My mom's 50th birthday is this upcoming week. I've been dealing with guilty feelings of not speaking to my parents for over 2 months now. I was debating on what to do...should I send her a birthday card just to show that I have a heart? Then I think, why am I not speaking to them? Oh yeah- there's a lot of baggage in our relationship. They haven't attempted to contact me in 2 months either and ask why I've disappeared.

My sister said she talked to mom the other day. Mom thought I was upset about the last phone conversation we had. My sister told her that it happened to be my last straw with her, but there had been a long build-up to cause me to sever ties. Of course, my mom asks if its about my daughter and them making me place her for adoption. My sister said that was a lot of it- and my mom's response was "I needed to learn how to forgive." Funny, I don't remember anyone ever asking for forgiveness. I don't remember anyone ever asking me how my daughter was doing, sending her a birthday or Christmas card, I don't remember the subject of my daughter ever coming up again unless I had mentioned it. I quit talking about her with them a number of years ago. They don't care. They never have. If anyone is heartless it's them. How do you erase your grandchild from existence? How can you be so prideful that you'd spite your own daughter?

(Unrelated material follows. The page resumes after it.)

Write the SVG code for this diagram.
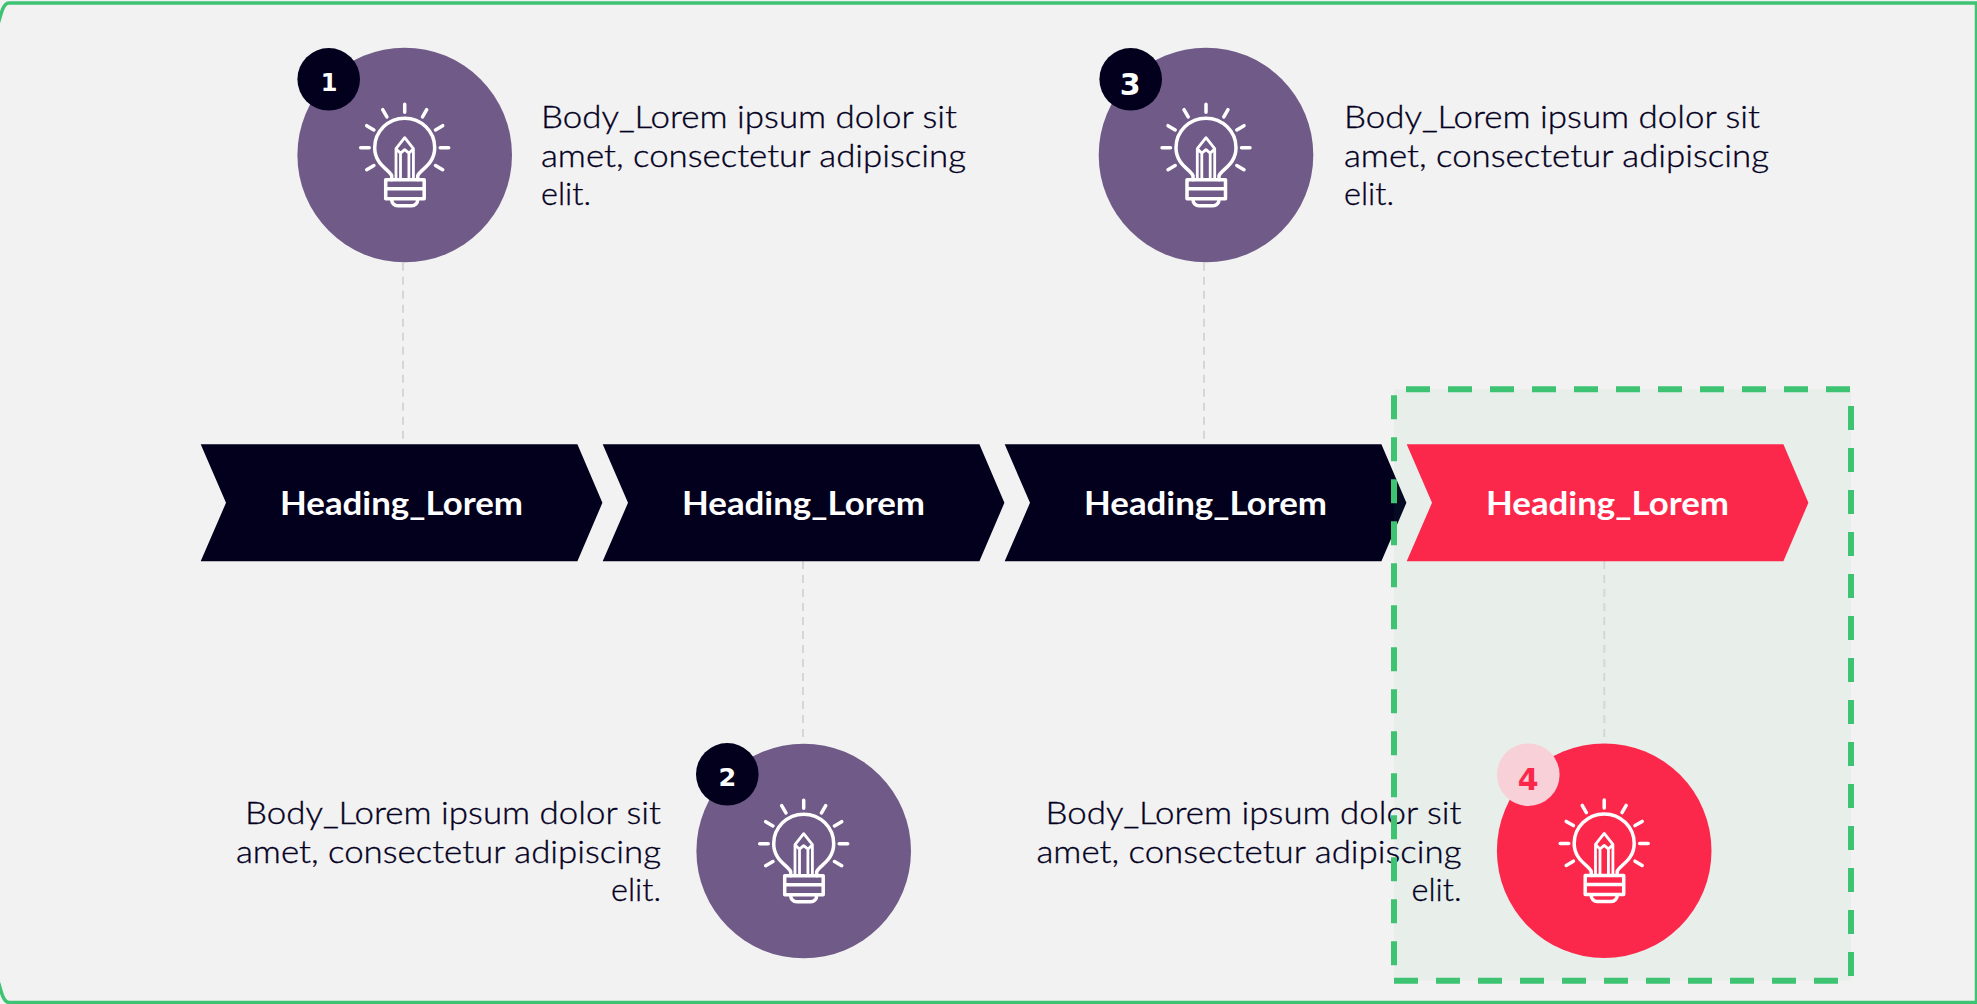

Arrogant people don't deserve forgiveness, atleast mine. I would have been a wonderful mother. I am a happy woman with a happy husband. I try to look at the positives in every situation. I try to live my life to the fullest and experience all that life has to offer. I don't want to be miserable like my parents. I don't want to lock myself in my house with no friends. R and I have such a wonderful life together. I've cried 8 years for my daughter. I've had a hole in my heart that will never be filled. But I try to have the best life I can because one day my daughter is going to see who I've become. I want her to be proud of me. I have someone to live for, not only my husband, but the prettiest 7 & 1/2 year old who lives 3,000 miles away.